Another interesting, if tangential bit brought up here - Charlize Theron & Stephan "pukeboy" Jenkins might be breaking up. Mr. Showbiz hints that she's involved with an older gentleman on the set of "So You Wanna Be a Rock Star". IMDB reveals that Anthony Stewart Head is in the cast of this movie (IMDB refers to it as Untitled Stephen Herek Project). I don't know. The item at Mr. Showbiz refers to the mystery man as "a sizzling elder in the acting community." That doesn't quite sound like Mr. Head to me. Still - Charlize & Giles?! Hubba hubba.
Wednesday, September 27, 2000 10:09 p.m.

Personality Compatibility Test Madness!
Time for the obligatory (yet fun) bandwagon jump. The Spark has this personality test up, and the fun bit is that once you've done it, you give the system the email addresses of folks you know to find out how compatible you are with them. It's a pared-down Myers-Briggs test, and I always find myself wanting to answer "none of the above" on those. So I don't really agree with their assessment of me (they think I'm an Artist. Whatever.), but it's still a cute little exercise in time suckage.

And now, for the frivolous & revealing results: According to The Spark, I'm a shocking 100% compatible with Tom Ewing (and Jack Saturn, whoever he may be), 89% compatible with Nanette, and 96% compatible with her guy, Aaron. I'm also 81% compatible with the lovely Matt. My Ryan Schreiber compatability quotient is a whopping 45%. I have no idea what that means, since I don't really follow the Pitchfork crew's work, but Tom asked for the stats, so I'm obliging him. We are 100% compatible, after all, so I can deny him nothing.
Wednesday, September 27, 2000 10:08 p.m.

Buffy Spoilers Galore
Oh. My. God. Reading these spoilers make me wish I didn't have class tonight and that I had access to a TV. I was a litle (ok, a lot) excited about tonight's season premiere of Buffy, but now I'm delirious with anticipation.

To read the spoilers, click and drag over the white spaces at the end of the diary entry.
Tuesday, September 26, 2000 11:54 a.m.

98 Degrees Gettin' Nastaaaay
Oh, this is too funny. 98 Degrees, hunky-yet-average boyband extraordinaire, have pulled a naughty song from their new album. Band member Jeff describes the song as "a real career-killer", which begs the question, why did they record it in the first place? You know bootlegs of it are going to be downloaded all over the place, as their older fans will want to squeal over lyrics like "let's do it by the fridge."

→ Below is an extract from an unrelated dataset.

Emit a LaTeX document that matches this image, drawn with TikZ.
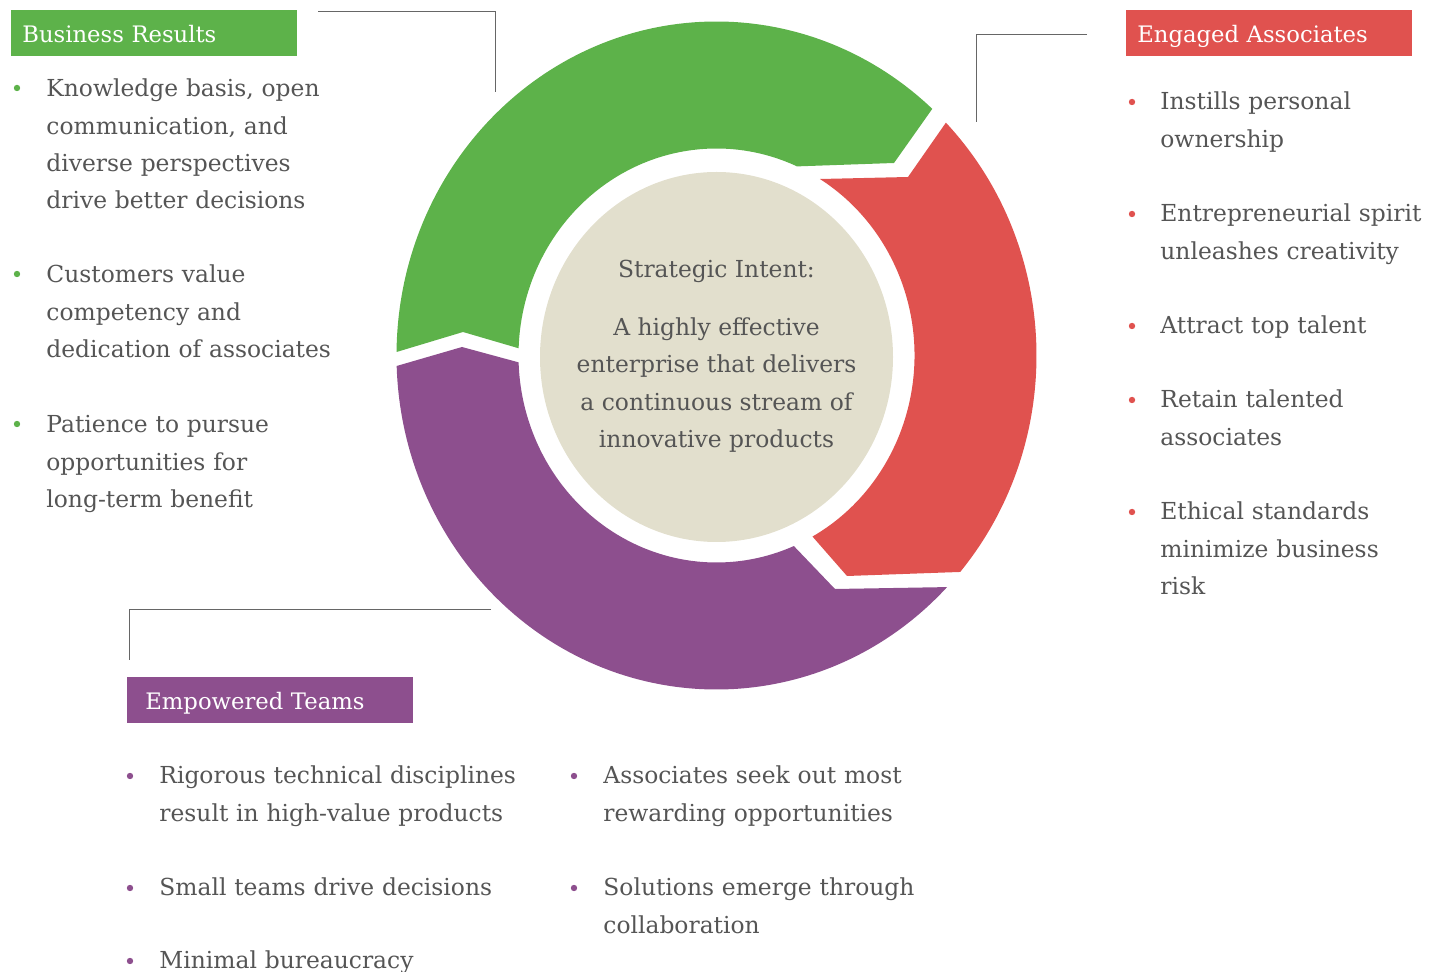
\documentclass[tikz,border=0pt]{standalone}
\usepackage{fontspec}
\setmainfont{DejaVu Serif}
\definecolor{gr}{RGB}{93,178,74}
\definecolor{rd}{RGB}{224,82,79}
\definecolor{pu}{RGB}{141,79,142}
\definecolor{beige}{RGB}{226,223,205}
\definecolor{txt}{RGB}{85,85,85}

\begin{document}
\begin{tikzpicture}[x=0.5pt,y=0.5pt]

\tikzset{
  ItemStyle/.style = { anchor=base west, align=left, inner sep=0pt,
                       text width=200pt, text=txt,
                       font=\fontsize{11.7}{18.65}\selectfont },
  DotStyle/.style = { circle, fill=#1, inner sep=0pt, minimum size=3.2pt },
  HeadStyle/.style = { anchor=north west, fill=#1, text=white,
                       minimum width=143pt, minimum height=23pt,
                       inner xsep=5.5pt, text width=132pt, align=left,
                       text height=10pt, text depth=1.3pt,
                       font=\fontsize{11.35}{13}\selectfont },
  LeaderStyle/.style = { draw=black!60, line width=0.5pt } }

  \useasboundingbox (0,0) rectangle (1431,-972);

  % ring
  \begin{scope}[shift={(716.5,-355.5)}]
    \fill[gr] (179.4:160pt and 167pt)
      arc[start angle=179.4, end angle=47.6, x radius=160pt, y radius=167pt]
      -- (177.5,192.5) -- (66:99pt and 103.5pt)
      arc[start angle=66, end angle=178, x radius=99pt, y radius=103.5pt]
      -- (-253.5,23.5) -- cycle;
    \fill[rd] (44.2:160pt and 167pt)
      arc[start angle=44.2, end angle=-40.4, x radius=160pt, y radius=167pt]
      -- (130.5,-220.5) -- (-61:99pt and 103.5pt)
      arc[start angle=-61, end angle=58.5, x radius=99pt, y radius=103.5pt]
      -- (191.5,178.5) -- cycle;
    \fill[pu] (-43.9:160pt and 167pt)
      arc[start angle=-43.9, end angle=-178.2, x radius=160pt, y radius=167pt]
      -- (-254.5,8.5) -- (-178.1:99pt and 103.5pt)
      arc[start angle=-178.1, end angle=-67, x radius=99pt, y radius=103.5pt]
      -- (118.5,-233.5) -- cycle;
    \fill[beige] (0,-1.5) ellipse [x radius=88.25pt, y radius=92.5pt];
  \end{scope}

  \node[align=center, text=txt, font=\fontsize{11.7}{18.65}\selectfont] (intent) at (716.5,-356)
    {Strategic Intent:\\[10.5pt] A highly effective\\ enterprise that delivers\\
     a continuous stream of\\ innovative products};

  % headings
  \node[HeadStyle=gr] (br) at (11,-10) {Business Results};
  \node[HeadStyle=rd] (ea) at (1126,-10) {Engaged Associates};
  \node[HeadStyle=pu, inner xsep=9pt, text width=125pt] (et) at (127,-677) {Empowered Teams};

  \coordinate (brA) at (318,-12);
  \coordinate (brB) at (495,-92);
  \coordinate (eaA) at (1087,-35);
  \coordinate (eaB) at (976,-122);
  \coordinate (etA) at (491,-610);
  \coordinate (etB) at (129,-660);
  \draw[LeaderStyle] (brA) -| (brB);
  \draw[LeaderStyle] (eaA) -| (eaB);
  \draw[LeaderStyle] (etA) -| (etB);

  % business results
  \node[DotStyle=gr] (g1dot) at (17,-88) {};
  \node[ItemStyle] (g1) at (46,-97) {Knowledge basis, open\\communication, and\\diverse perspectives\\drive better decisions};
  \node[DotStyle=gr] (g2dot) at (17,-274) {};
  \node[ItemStyle] (g2) at (46,-283) {Customers value\\competency and\\dedication of associates};
  \node[DotStyle=gr] (g3dot) at (17,-424) {};
  \node[ItemStyle] (g3) at (46,-433) {Patience to pursue\\opportunities for\\long-term benefit};

  % engaged associates
  \node[DotStyle=rd] (r1dot) at (1132,-102) {};
  \node[ItemStyle] (r1) at (1160,-110) {Instills personal\\ownership};
  \node[DotStyle=rd] (r2dot) at (1132,-214) {};
  \node[ItemStyle] (r2) at (1160,-222) {Entrepreneurial spirit\\unleashes creativity};
  \node[DotStyle=rd] (r3dot) at (1132,-326) {};
  \node[ItemStyle] (r3) at (1160,-334) {Attract top talent};
  \node[DotStyle=rd] (r4dot) at (1132,-400) {};
  \node[ItemStyle] (r4) at (1160,-408) {Retain talented\\associates};
  \node[DotStyle=rd] (r5dot) at (1132,-512) {};
  \node[ItemStyle] (r5) at (1160,-520) {Ethical standards\\minimize business\\risk};

  % empowered teams
  \node[DotStyle=pu] (p1dot) at (130,-776) {};
  \node[ItemStyle] (p1) at (159,-784) {Rigorous technical disciplines\\result in high-value products};
  \node[DotStyle=pu] (p2dot) at (130,-888) {};
  \node[ItemStyle] (p2) at (159,-896) {Small teams drive decisions};
  \node[DotStyle=pu] (p3dot) at (130,-961) {};
  \node[ItemStyle] (p3) at (159,-969) {Minimal bureaucracy};
  \node[DotStyle=pu] (p4dot) at (574,-776) {};
  \node[ItemStyle] (p4) at (603,-784) {Associates seek out most\\rewarding opportunities};
  \node[DotStyle=pu] (p5dot) at (574,-888) {};
  \node[ItemStyle] (p5) at (603,-896) {Solutions emerge through\\collaboration};

\end{tikzpicture}
\end{document}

My generous guess is that they recorded it prior to Nick Lachey's highly publicized chaste relationship with Jessica Simpson. However, the cynic within can't help thinking that they recorded "Can I Touch You There?" and then leaked the information that they were pulling it from the album just to remind people that they're, y'know, guys, with, uh, urges.
Tuesday, September 26, 2000 10:16 a.m.

Banned Books Week Information Central
Yes, it's Banned Books Week. The ALA brings you all the news you want & need, including a link to a list of the 100 most frequently banned or challenged books of the 1990s. I'm off to go read some Madeleine L'Engle now.
Monday, September 25, 2000 12:51 p.m.

Blueberries for Sal Cover Art
While we're on the subject of books, I may as well take a moment to be extra-self-referential. Here it is: the cover of the book that was the inspiration for this blog's name.
Monday, September 25, 2000 12:48 p.m.

Human League Tribute Album
Lots and lots of Merritt-ania here. Why didn't I think of that? Of course Future Bible Heroes should cover "Don't You Want Me"! Scrumptious-sounding. Via starry vs the baddies. In fact, the entire March Records site is full of treats for your auditory canal, so even if a Human League tribute album makes you feel nauseous, there are plenty of other reasons to visit the main url.
Monday, September 25, 2000 12:46 p.m.

The SAG Strike
Pamie sets forth all the stuff you probably have not heard about the SAG strike. This is a much, much bigger deal than I'd originally thought. And here's me, boo-hooing over disrupted big-budget film schedules, while Joe and Jane Commercial Actors are being screwed over, big time, by the Advertising Man. Damn. I'm just going to go wipe the egg off my face over here in the corner.
Monday, September 25, 2000 12:45 p.m.